TASK INSTRUCTIONS. Lines containing "this" are to be counted. Report the count alone.

GIVEN INFORMATION.
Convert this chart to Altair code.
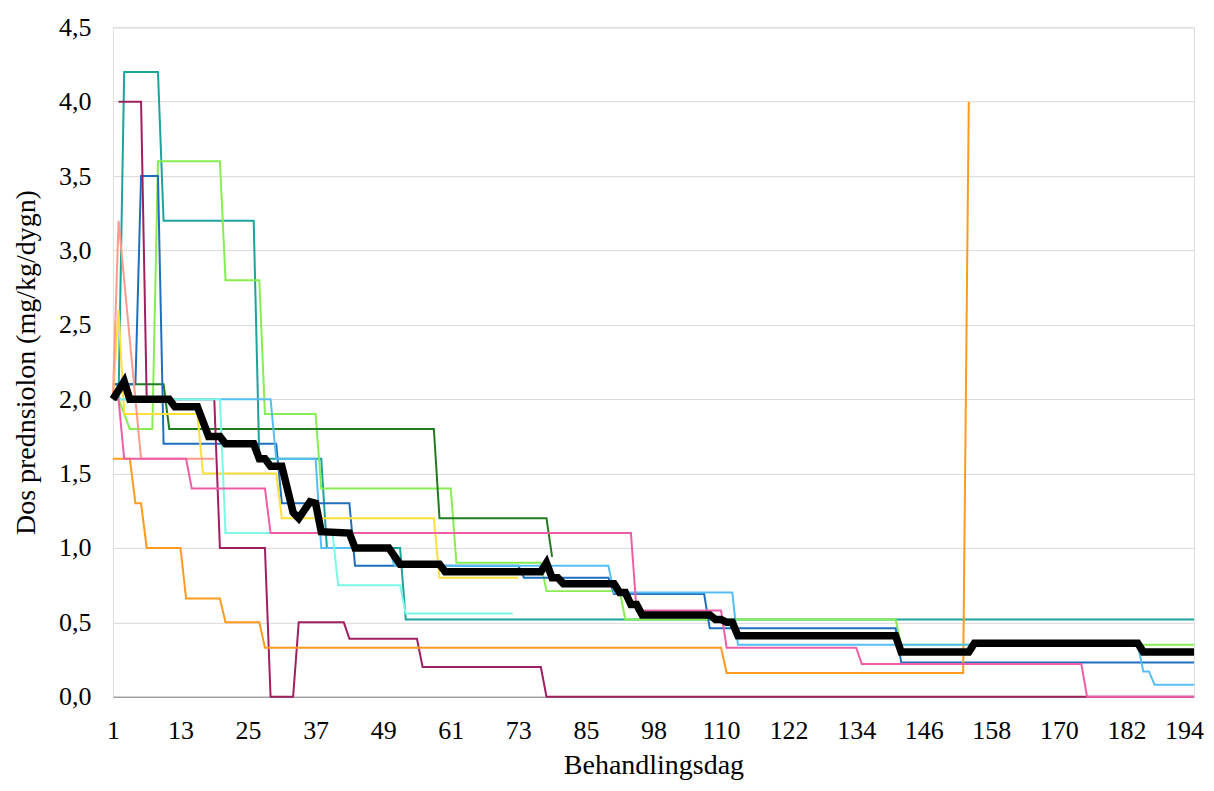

* * *

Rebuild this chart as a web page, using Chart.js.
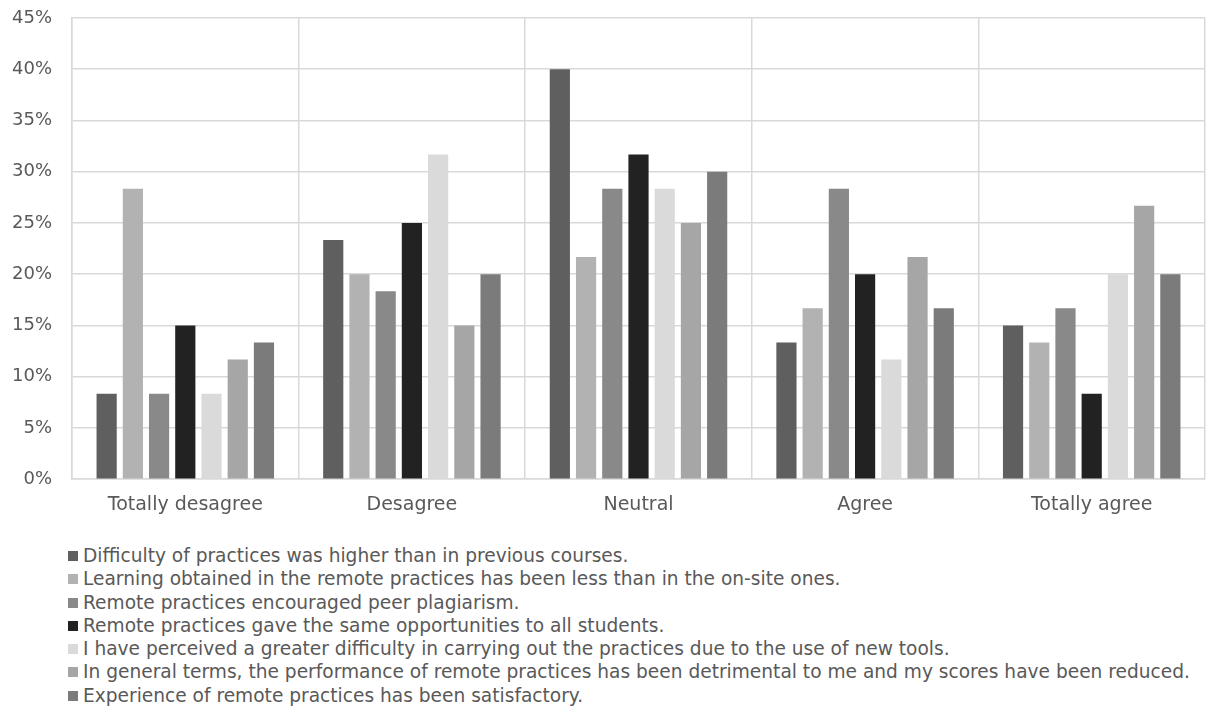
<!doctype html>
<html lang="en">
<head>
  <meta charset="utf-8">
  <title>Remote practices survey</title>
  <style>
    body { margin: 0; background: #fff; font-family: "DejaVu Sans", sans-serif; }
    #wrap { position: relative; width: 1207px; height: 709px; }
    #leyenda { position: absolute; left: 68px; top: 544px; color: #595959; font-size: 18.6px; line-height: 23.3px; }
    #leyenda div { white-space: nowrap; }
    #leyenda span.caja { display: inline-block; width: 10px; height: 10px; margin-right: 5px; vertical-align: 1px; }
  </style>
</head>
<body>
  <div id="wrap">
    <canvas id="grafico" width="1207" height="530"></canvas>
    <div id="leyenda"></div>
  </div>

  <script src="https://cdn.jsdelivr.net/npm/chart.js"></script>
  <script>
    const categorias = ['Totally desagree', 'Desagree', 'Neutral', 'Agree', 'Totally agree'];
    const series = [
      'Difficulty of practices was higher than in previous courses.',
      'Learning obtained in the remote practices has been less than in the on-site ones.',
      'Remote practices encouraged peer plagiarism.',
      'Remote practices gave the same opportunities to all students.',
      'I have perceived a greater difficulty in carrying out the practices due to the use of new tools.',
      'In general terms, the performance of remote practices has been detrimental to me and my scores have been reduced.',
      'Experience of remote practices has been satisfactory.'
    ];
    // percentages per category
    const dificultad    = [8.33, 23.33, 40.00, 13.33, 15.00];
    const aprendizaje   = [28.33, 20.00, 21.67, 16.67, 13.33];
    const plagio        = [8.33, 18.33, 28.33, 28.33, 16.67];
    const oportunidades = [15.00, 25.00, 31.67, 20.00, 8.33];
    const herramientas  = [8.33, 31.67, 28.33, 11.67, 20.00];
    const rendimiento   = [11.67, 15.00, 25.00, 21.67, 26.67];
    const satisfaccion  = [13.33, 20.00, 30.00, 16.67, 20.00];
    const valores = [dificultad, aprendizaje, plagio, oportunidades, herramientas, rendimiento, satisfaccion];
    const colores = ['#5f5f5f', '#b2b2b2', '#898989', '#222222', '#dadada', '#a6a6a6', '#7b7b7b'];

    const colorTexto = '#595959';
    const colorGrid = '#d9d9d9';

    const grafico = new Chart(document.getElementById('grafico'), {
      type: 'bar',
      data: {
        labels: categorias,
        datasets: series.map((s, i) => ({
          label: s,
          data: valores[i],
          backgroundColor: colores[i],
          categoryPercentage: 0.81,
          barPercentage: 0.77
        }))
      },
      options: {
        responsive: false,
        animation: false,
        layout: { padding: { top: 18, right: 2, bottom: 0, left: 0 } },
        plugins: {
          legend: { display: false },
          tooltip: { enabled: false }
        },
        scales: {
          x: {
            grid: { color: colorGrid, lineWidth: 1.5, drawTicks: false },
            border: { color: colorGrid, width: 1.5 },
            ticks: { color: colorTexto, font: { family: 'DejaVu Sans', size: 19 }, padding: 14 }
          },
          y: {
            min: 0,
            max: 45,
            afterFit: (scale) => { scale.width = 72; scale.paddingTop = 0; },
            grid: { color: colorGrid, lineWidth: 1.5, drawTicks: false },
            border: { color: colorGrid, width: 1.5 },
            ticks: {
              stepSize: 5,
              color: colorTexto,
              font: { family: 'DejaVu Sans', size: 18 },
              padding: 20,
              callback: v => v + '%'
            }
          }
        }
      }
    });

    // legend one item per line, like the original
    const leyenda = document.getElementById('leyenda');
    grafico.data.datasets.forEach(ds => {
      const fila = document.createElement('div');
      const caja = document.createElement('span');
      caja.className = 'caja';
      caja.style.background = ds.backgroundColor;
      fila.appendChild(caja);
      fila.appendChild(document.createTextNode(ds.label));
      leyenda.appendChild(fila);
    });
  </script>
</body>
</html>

RESPONSE. 2